Geçen hafta, Fethullah Gülen cemaatinin sivil, şeffaf ve demokratik olup olmadığını sormuştum. Çok sayıda Gülen yanlısı bana yolladıkları e-postalarda veya internet sitelerinde yazdıkları yorumlarda, sorulara cevap vermek yerine kişisel suçlama ve hakaretleri yeğlediler. "Eğitim"i temel alan, Türkiye'nin en büyük ve etkili İslami cemaatinden seviyesi bu derece düşük tepkiler gelmesi üzücü ve düşündürücü. Bir de şu var: İslami hareketi "irtica" olarak görmeyip, ilericilik/gericilik ikileminin dışında incelemeye çalışan birine bu muameleyi uygun görenler, kendilerine açıkça cephe alanlara kimbilir neler yapıyorlardır.
"Gülen hata yapmaz"
Haksızlık yapmayayım, az sayıda gençten çok içten ve kaliteli cevaplar da aldım. Örneğin biri, cemaatin sivilliği ve şeffaflığı konusundaki eleştirilerime katılıp şöyle devam ediyor: "Ancak bu cemaatin sorunu mudur yoksa şartların getirdiği bir şey midir? Yani bu ülkede demokrasi tıkırında işliyor, herkesin her konuda özgürce kendini teorik/pratik ifade hakkı var da cemaat bunun dışında kalmayı yeğliyor değil." Bir başkası da demokrasi konusunda şöyle yazmış: "Cemaatin demokratik olması meselesi cemaati çok ilgilendirmiyor. Zira öyle bir kaygı yok. Hocasını çok seven, onu son devrin etkili ve yetki sahibi olarak tanıyan bu kitlenin, demokrasinin kurum ve kuruluşlarını cemaat içinde uygulamak gibi bir problemi yok. Cemaat mensupları Sayın Gülen'in bugüne kadar hiç hata yapmadığının farkında."
Listeler yarışı
Buradan 1990'lı yılların Refah ve Fazilet Partilerine geçebiliriz. Milli Görüşçüler hem demokrasiyi "beşeri ideoloji" olarak görüp küçümser, hem de "Hocamız (Necmettin Erbakan) her şeyin en iyisini bilir" diyerek parti içindeki her türlü hak arayışını şiddetle bastırırlardı. Ama 1990 ortalarından itibaren işler değişti. İlçe ve il kongrelerinde, genel merkezin bütün çabalarına rağmen listeler yarışır oldu. İcazetsiz adaylar kazanınca görevden alındılar.

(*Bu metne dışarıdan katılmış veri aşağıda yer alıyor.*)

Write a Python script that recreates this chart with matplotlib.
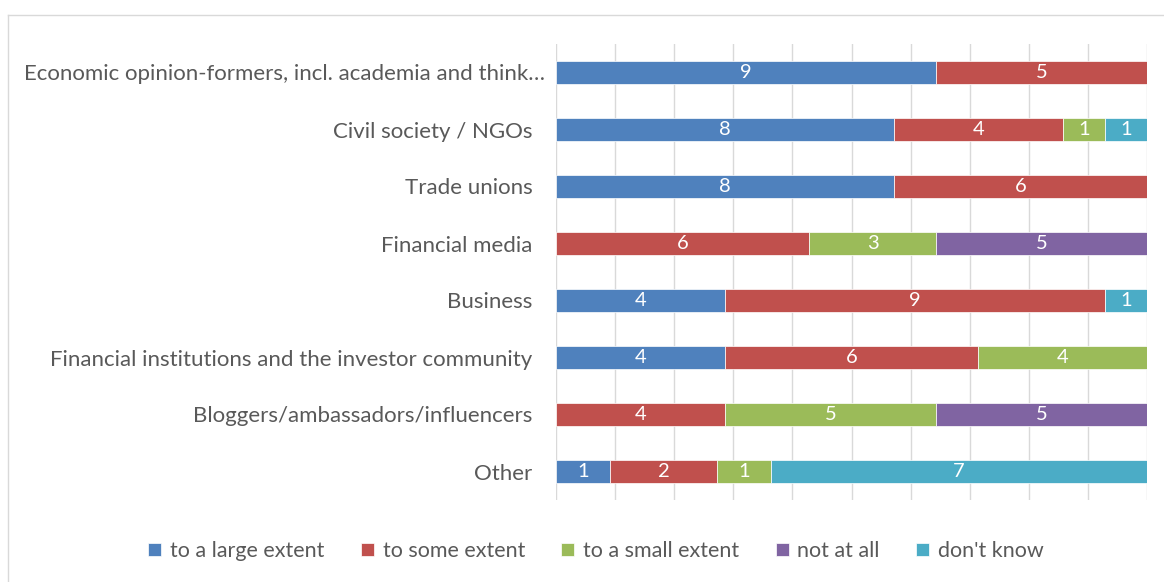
import matplotlib
matplotlib.use("Agg")
import matplotlib.pyplot as plt
import matplotlib.transforms as mtransforms
import numpy as np
from matplotlib.lines import Line2D

categories = [
    "Economic opinion-formers, incl. academia and think\u2026",
    "Civil society / NGOs",
    "Trade unions",
    "Financial media",
    "Business",
    "Financial institutions and the investor community",
    "Bloggers/ambassadors/influencers",
    "Other",
]

series_names = ["to a large extent", "to some extent", "to a small extent",
                "not at all", "don't know"]

large_extent = [9, 8, 8, 0, 4, 4, 0, 1]
some_extent = [5, 4, 6, 6, 9, 6, 4, 2]
small_extent = [0, 1, 0, 3, 0, 4, 5, 1]
not_at_all = [0, 0, 0, 5, 0, 0, 5, 0]
dont_know = [0, 1, 0, 0, 1, 0, 0, 7]

colors = ["#4F81BD", "#C0504D", "#9BBB59", "#8064A2", "#4BACC6"]

plt.rcParams["font.family"] = ["Lato", "DejaVu Sans"]

counts = np.array([large_extent, some_extent, small_extent, not_at_all, dont_know], dtype=float)
totals = counts.sum(axis=0)
shares = counts / totals * 100

fig = plt.figure(figsize=(11.64, 5.82), dpi=100)
ax = fig.add_axes([556 / 1164, 1 - 500 / 582, 591 / 1164, 456 / 582])

y = np.arange(len(categories))
left = np.zeros(len(categories))
for name, share, cnt, col in zip(series_names, shares, counts, colors):
    bars = ax.barh(y, share, left=left, height=0.4, color=col, label=name,
                   edgecolor="white", linewidth=0.5, zorder=3)
    for b, c in zip(bars, cnt):
        if c > 0:
            ax.text(b.get_x() + b.get_width() / 2, b.get_y() + b.get_height() / 2,
                    f"{int(c)}", ha="center", va="center", color="white",
                    fontsize=14.5, zorder=4)
    left += share

ax.set_xlim(0, 100)
ax.set_ylim(len(categories) - 0.5, -0.5)
ax.set_xticks(np.arange(0, 101, 10))
ax.set_xticklabels([])
ax.tick_params(axis="x", length=0)
ax.grid(axis="x", color="#D9D9D9", linewidth=1.0, zorder=0)
ax.set_yticks(y)
ax.set_yticklabels(categories, fontsize=16, color="#595959")
ax.tick_params(axis="y", length=0, pad=17)
for s in ax.spines.values():
    s.set_visible(False)

# the truncated first label sits a little closer to the axis
first = ax.get_yticklabels()[0]
first.set_transform(first.get_transform() +
                    mtransforms.ScaledTranslation(13 / 100, 0, fig.dpi_scale_trans))

leg = fig.legend(loc="center", bbox_to_anchor=(596 / 1164, 1 - 551 / 582), ncol=5,
                 frameon=False, fontsize=15.5, handlelength=0.6, handleheight=0.6,
                 handletextpad=0.4, columnspacing=1.7, labelcolor="#595959")

# chart area frame edges
fig.add_artist(Line2D([7.5 / 1164, 7.5 / 1164], [0, 1 - 14.5 / 582],
                      transform=fig.transFigure, color="#D9D9D9", linewidth=1.0))
fig.add_artist(Line2D([7.5 / 1164, 1], [1 - 14.5 / 582, 1 - 14.5 / 582],
                      transform=fig.transFigure, color="#D9D9D9", linewidth=1.0))

fig.savefig("out.png", dpi=100, facecolor="white")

Milliyet'te Abdullah Karakuş, benzer bir durumun nasıl bugünün AKP'sinde yaşandığını, il il anlatmış. Abdullah'la, RP ve FP dönemlerinde benzer listeleri çıkarırken yardımlaşırdık. Başlangıçta bu süreç kendiliğinden gelişiyordu. Yani RP'de, baskılara rağmen aday olanlar tek bir merkezden yönetilmiyordu. Ama "yenilikçi" kanat kendisini güçlü hissettiği andan itibaren, yani FP döneminde kendi adaylarını çıkarttı.
1999 Ekim ayındaki FP İstanbul Kongresi'ni hatırlıyorum: Gelenekçiler, Mehmet Müezzinoğlu'nun adaylığını iptal ettirebilmek için saatlerce pazarlık etmiş ama başarılı olamamışlardı. Daha sonra yenilikçiler AKP'yi kurdu. Müezzinoğlu da AKP İstanbul İl Başkanlığına atandı. 2003 Haziran ayında benim de izlediğim "steril" bir kongrede Müezzinoğlu kendisiyle yarıştı, yeniden seçildi. Geçtiğimiz Pazar günü Müezzinoğlu ikinci kez -tabii yine tek aday olarak- seçilmiş. Şaşırmadım.
Demokrasi virüsü
İç demokrasiden mahrum hiçbir parti (ya da cemaat), bir ülkeyi asla demokratikleştiremez. Parti (cemaat) içi disiplin de, her şeyin tek merkezden belirlenmesiyle değil, iç demokratik mekanizmaların işletilmesiyle sağlanır. (Örnek: 1 Mart 2003 tezkeresi) Peki AKP yöneticileri, dün kendileri için istedikleri demokrasiyi bugün niçin başkalarından esirgiyorlar? Bünyeye bir kez sızan "demokrasi virüsü"nü bir daha çıkarmanın mümkün olmadığını neden kabul etmiyorlar?
Galiba AKP'nin acilen bir yenilikçi kanada ihtiyacı var. Gülen cemaatinin de.